YOUR TASK:
Leave out the pictures and copy everything else below exactly.

TASK INPUT:
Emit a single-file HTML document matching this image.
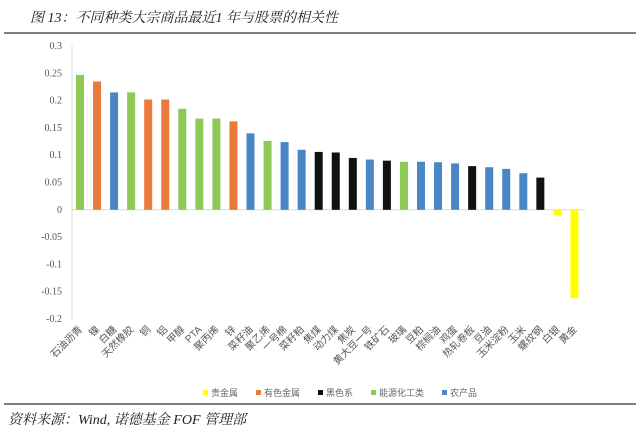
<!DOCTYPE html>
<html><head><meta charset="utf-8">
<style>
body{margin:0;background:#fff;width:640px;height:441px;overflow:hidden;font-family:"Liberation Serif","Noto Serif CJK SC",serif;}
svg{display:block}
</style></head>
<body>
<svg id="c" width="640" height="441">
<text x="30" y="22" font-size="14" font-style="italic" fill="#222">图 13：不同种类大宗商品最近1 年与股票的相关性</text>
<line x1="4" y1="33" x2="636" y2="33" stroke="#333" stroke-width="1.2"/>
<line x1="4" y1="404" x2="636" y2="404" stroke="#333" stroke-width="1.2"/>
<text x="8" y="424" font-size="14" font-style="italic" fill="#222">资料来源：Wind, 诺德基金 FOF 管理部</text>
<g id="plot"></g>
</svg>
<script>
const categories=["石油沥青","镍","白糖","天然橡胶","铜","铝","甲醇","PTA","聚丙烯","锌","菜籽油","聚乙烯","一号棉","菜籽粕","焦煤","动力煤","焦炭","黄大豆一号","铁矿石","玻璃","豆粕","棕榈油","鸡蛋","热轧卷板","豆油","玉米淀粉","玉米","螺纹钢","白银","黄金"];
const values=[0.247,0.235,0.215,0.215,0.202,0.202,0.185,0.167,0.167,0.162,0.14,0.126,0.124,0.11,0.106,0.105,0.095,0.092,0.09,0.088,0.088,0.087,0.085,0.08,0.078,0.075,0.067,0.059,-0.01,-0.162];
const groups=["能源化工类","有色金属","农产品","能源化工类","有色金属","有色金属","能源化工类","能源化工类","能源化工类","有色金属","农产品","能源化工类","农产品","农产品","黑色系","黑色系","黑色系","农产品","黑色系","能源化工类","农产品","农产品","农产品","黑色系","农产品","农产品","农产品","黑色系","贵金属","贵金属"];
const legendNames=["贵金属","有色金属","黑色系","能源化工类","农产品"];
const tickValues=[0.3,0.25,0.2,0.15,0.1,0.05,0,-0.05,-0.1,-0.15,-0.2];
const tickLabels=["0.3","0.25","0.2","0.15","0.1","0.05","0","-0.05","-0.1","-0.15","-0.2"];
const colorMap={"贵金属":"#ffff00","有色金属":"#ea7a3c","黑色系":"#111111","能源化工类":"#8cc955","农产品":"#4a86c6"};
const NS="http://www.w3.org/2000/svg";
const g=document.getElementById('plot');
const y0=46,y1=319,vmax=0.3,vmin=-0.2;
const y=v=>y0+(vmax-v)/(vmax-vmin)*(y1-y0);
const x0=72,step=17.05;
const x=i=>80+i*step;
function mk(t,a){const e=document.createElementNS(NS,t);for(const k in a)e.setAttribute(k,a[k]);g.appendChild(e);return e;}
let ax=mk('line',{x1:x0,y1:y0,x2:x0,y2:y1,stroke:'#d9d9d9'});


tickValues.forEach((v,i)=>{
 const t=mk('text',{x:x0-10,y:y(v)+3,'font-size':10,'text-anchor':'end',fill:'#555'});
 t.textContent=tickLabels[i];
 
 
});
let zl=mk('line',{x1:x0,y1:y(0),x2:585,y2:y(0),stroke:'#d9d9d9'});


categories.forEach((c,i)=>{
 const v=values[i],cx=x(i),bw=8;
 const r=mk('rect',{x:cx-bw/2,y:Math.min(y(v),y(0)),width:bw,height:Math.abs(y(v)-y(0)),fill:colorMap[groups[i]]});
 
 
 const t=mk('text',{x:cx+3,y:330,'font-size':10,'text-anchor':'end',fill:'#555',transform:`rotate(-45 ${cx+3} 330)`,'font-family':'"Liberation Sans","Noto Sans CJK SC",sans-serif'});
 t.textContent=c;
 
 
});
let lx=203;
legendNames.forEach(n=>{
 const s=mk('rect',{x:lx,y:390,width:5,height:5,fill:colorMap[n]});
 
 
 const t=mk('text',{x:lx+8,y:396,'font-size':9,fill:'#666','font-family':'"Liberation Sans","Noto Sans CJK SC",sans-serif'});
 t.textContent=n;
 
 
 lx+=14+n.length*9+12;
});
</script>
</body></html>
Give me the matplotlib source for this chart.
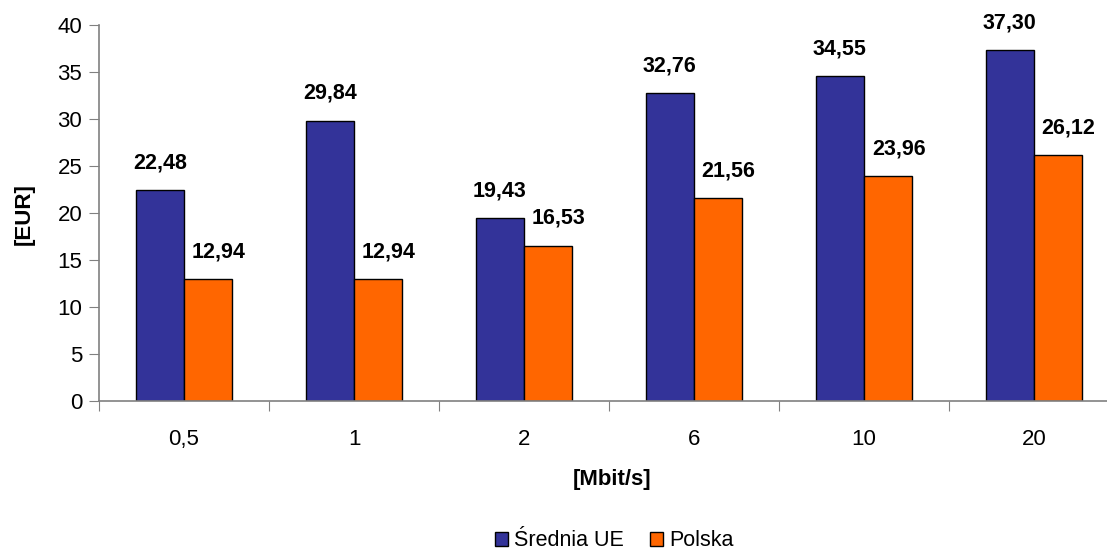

RESULT OF THE TASK:
Emit a single-file HTML document matching this image.
<!DOCTYPE html>
<html><head><meta charset="utf-8">
<style>
body{margin:0;background:#fff;width:640px;height:441px;overflow:hidden;font-family:"Liberation Serif","Noto Serif CJK SC",serif;}
svg{display:block}
</style></head>
<body>
<svg id="c" width="640" height="441">
<text x="30" y="22" font-size="14" font-style="italic" fill="#222">图 13：不同种类大宗商品最近1 年与股票的相关性</text>
<line x1="4" y1="33" x2="636" y2="33" stroke="#333" stroke-width="1.2"/>
<line x1="4" y1="404" x2="636" y2="404" stroke="#333" stroke-width="1.2"/>
<text x="8" y="424" font-size="14" font-style="italic" fill="#222">资料来源：Wind, 诺德基金 FOF 管理部</text>
<g id="plot"></g>
</svg>
<script>
const categories=["石油沥青","镍","白糖","天然橡胶","铜","铝","甲醇","PTA","聚丙烯","锌","菜籽油","聚乙烯","一号棉","菜籽粕","焦煤","动力煤","焦炭","黄大豆一号","铁矿石","玻璃","豆粕","棕榈油","鸡蛋","热轧卷板","豆油","玉米淀粉","玉米","螺纹钢","白银","黄金"];
const values=[0.247,0.235,0.215,0.215,0.202,0.202,0.185,0.167,0.167,0.162,0.14,0.126,0.124,0.11,0.106,0.105,0.095,0.092,0.09,0.088,0.088,0.087,0.085,0.08,0.078,0.075,0.067,0.059,-0.01,-0.162];
const groups=["能源化工类","有色金属","农产品","能源化工类","有色金属","有色金属","能源化工类","能源化工类","能源化工类","有色金属","农产品","能源化工类","农产品","农产品","黑色系","黑色系","黑色系","农产品","黑色系","能源化工类","农产品","农产品","农产品","黑色系","农产品","农产品","农产品","黑色系","贵金属","贵金属"];
const legendNames=["贵金属","有色金属","黑色系","能源化工类","农产品"];
const tickValues=[0.3,0.25,0.2,0.15,0.1,0.05,0,-0.05,-0.1,-0.15,-0.2];
const tickLabels=["0.3","0.25","0.2","0.15","0.1","0.05","0","-0.05","-0.1","-0.15","-0.2"];
const colorMap={"贵金属":"#ffff00","有色金属":"#ea7a3c","黑色系":"#111111","能源化工类":"#8cc955","农产品":"#4a86c6"};
const NS="http://www.w3.org/2000/svg";
const g=document.getElementById('plot');
const y0=46,y1=319,vmax=0.3,vmin=-0.2;
const y=v=>y0+(vmax-v)/(vmax-vmin)*(y1-y0);
const x0=72,step=17.05;
const x=i=>80+i*step;
function mk(t,a){const e=document.createElementNS(NS,t);for(const k in a)e.setAttribute(k,a[k]);g.appendChild(e);return e;}
let ax=mk('line',{x1:x0,y1:y0,x2:x0,y2:y1,stroke:'#d9d9d9'});


tickValues.forEach((v,i)=>{
 const t=mk('text',{x:x0-10,y:y(v)+3,'font-size':10,'text-anchor':'end',fill:'#555'});
 t.textContent=tickLabels[i];
 
 
});
let zl=mk('line',{x1:x0,y1:y(0),x2:585,y2:y(0),stroke:'#d9d9d9'});


categories.forEach((c,i)=>{
 const v=values[i],cx=x(i),bw=8;
 const r=mk('rect',{x:cx-bw/2,y:Math.min(y(v),y(0)),width:bw,height:Math.abs(y(v)-y(0)),fill:colorMap[groups[i]]});
 
 
 const t=mk('text',{x:cx+3,y:330,'font-size':10,'text-anchor':'end',fill:'#555',transform:`rotate(-45 ${cx+3} 330)`,'font-family':'"Liberation Sans","Noto Sans CJK SC",sans-serif'});
 t.textContent=c;
 
 
});
let lx=203;
legendNames.forEach(n=>{
 const s=mk('rect',{x:lx,y:390,width:5,height:5,fill:colorMap[n]});
 
 
 const t=mk('text',{x:lx+8,y:396,'font-size':9,fill:'#666','font-family':'"Liberation Sans","Noto Sans CJK SC",sans-serif'});
 t.textContent=n;
 
 
 lx+=14+n.length*9+12;
});
</script>
</body></html>
Give me the matplotlib source for this chart.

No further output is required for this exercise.